Ontario Police Oops-Torture Pet, Meant to Torture Wild Animal

Merrick, as pictured on the CTV News website.
Merrick, as pictured on the CTV News website.

Residents in an Ontario neighborhood contacted police about a coyote roaming the area Monday night.  Ontario police sent a car in response and an animal approached the car:

“It just kept hanging around and it wasn’t afraid of the vehicle at all, of anything. It was just lurking around looking at the vehicle,” resident Kelly O’Neill told CTV Barrie on Tuesday. “It wasn’t afraid at all.”

Instead of capturing the animal, O’Neill said the police cruiser ran over it several times. One of the officers then got out of the car and shot it.

On Wednesday morning, OPP confirmed the animal was a dog, not a coyote.

Oops. I guess that’s why she wasn’t afraid. The 21 year old dog, called Merrick, was blind, deaf and suffered from dementia according to the owner. After a windstorm blew open a gate in Merrick’s yard, she wandered out. When she saw the police cruiser, she apparently ambled toward it before she was violently tortured to death.

The killing was caught on a cellphone video which was spread on social media. It caused a public outcry which resulted in the police having to admit that the animal was a pet dog, not a coyote.


The police commander wants to remind everyone that Merrick looked like a coyote. And as far as the standard police response to a report of a roaming coyote being Brutalize First, ID Later, that’s still fly:

The OPP “remain committed to destruction of wildlife that is an imminent threat to public safety,” the statement said.

To be clear, the “destruction” the Ontario police is committed to involves slow and deliberate cruelty to animals. Which sounds so crimey. Especially when it’s based on what the victim looks like. In the dark. From inside the car.

The historically awful Ontario SPCA has received requests from the public to investigate but has declined to lift a finger.  Police will investigate themselves in the matter.

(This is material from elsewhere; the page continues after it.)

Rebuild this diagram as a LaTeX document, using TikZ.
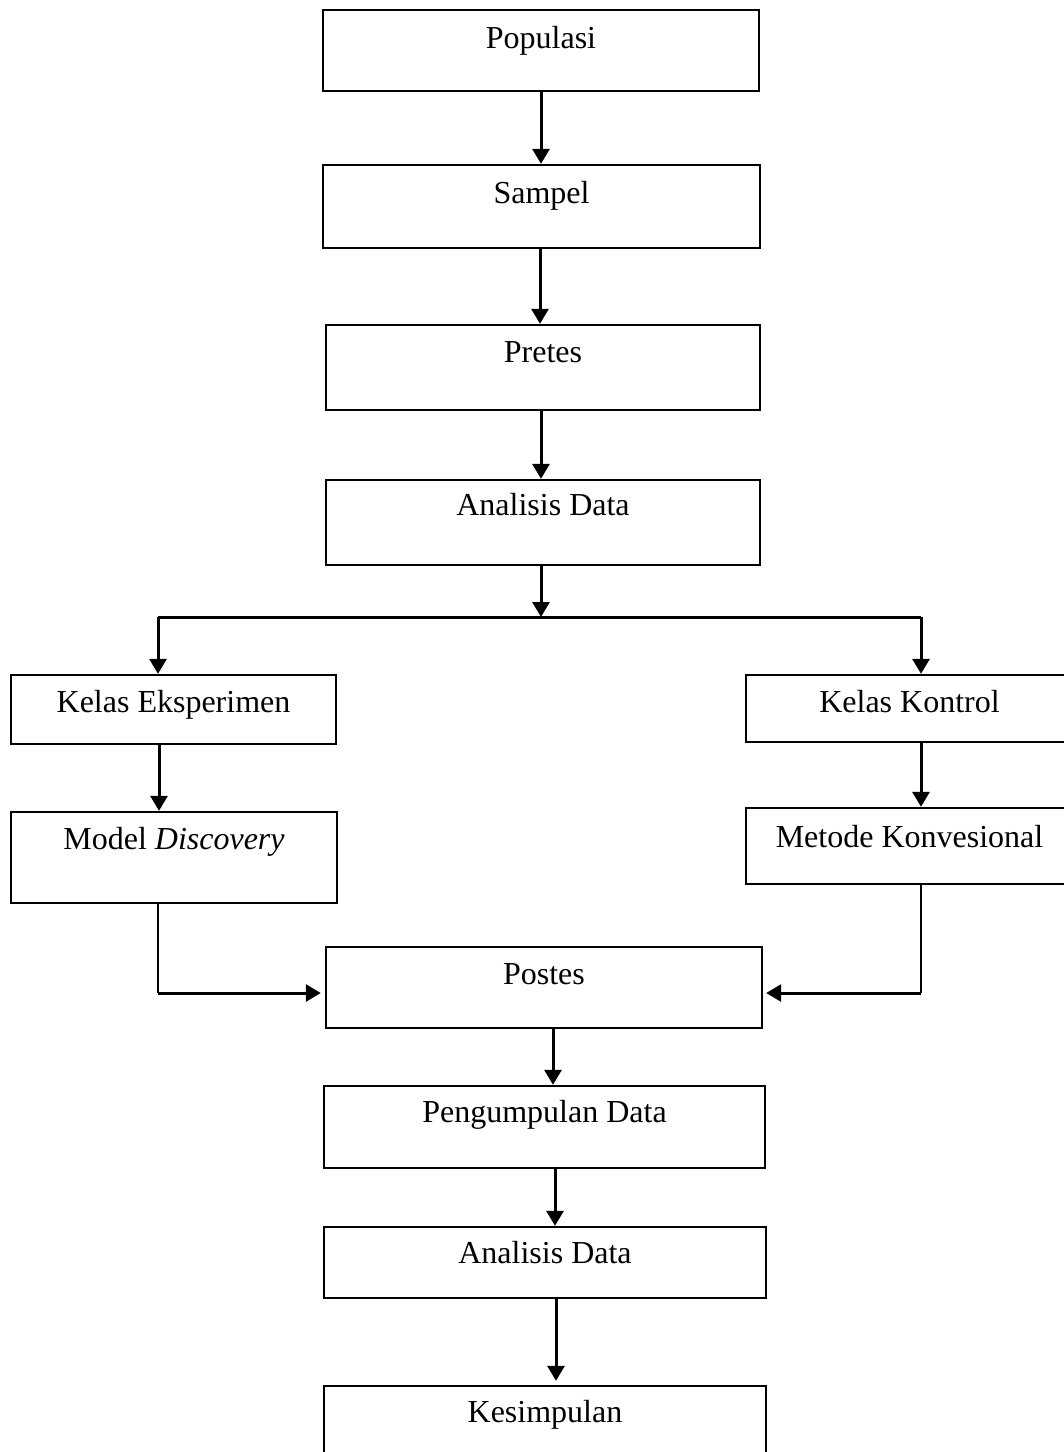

(Thanks Jan for the link.)

14 thoughts on “Ontario Police Oops-Torture Pet, Meant to Torture Wild Animal

  1. Poor baby!! Made it to 21 to have some jerk end it like this!!! So sorry for the family of this dog.

  2. WTF. Didn’t they check if the animal would respond to the standard whistle + “here boy” summons? A coyote wouldn’t. Were these chickenshit cops too afraid to lower the window?

  3. The icing on the cake? OPP collected the remains and thus far have refused to give them back to the owner for burial/cremation. No excuse has been given for that bit of cruelty.

    1. I saw in a video link at the side of the article that the owner has since received Merrick’s remains. The owner is shown carrying her in a pink blanket.

  4. Figures…it’s Canada, Animal cruelty is common place up there. Poor sweet dog, I don’t think i have ever heard of a dog turning 21. How much of a threat could this dog have looked like??? Just another case of how some humans see animals and how they don’t feel they have as much right to this planet as we do. I would be happy if 90% of the human population would just die.

    1. I assume Canada is like everyplace else: some good people, some bad but relatively few who would actually hurt animals on purpose. Animal cruelty is not a regional problem, it’s a people problem.

  5. I hit the OPP facebook page and pretty much stated that it doesn’t matter if this was a deaf blind dog or a wild coyote, the way they dealt with the situation is a perfect case for an animal cruelty charge.

    Yes it’s absolutely heartbreaking that it turned out to be someone’s pet but I think it would of been equally heartbreaking to find out that yes, this was just a coyote that had happened to wander into a neighborhood looking for some food. Being run over 3 times by a car and then finally dispatched by a firearm is a fate no living creature should have to suffer….

    1. I agree! I think the “we thought it was a coyote” excuse makes it so much worse. Hitting an animal with a vehicle is an incredibly inappropriate way to deal with ANY animal, domestic or wild, nuisance or not.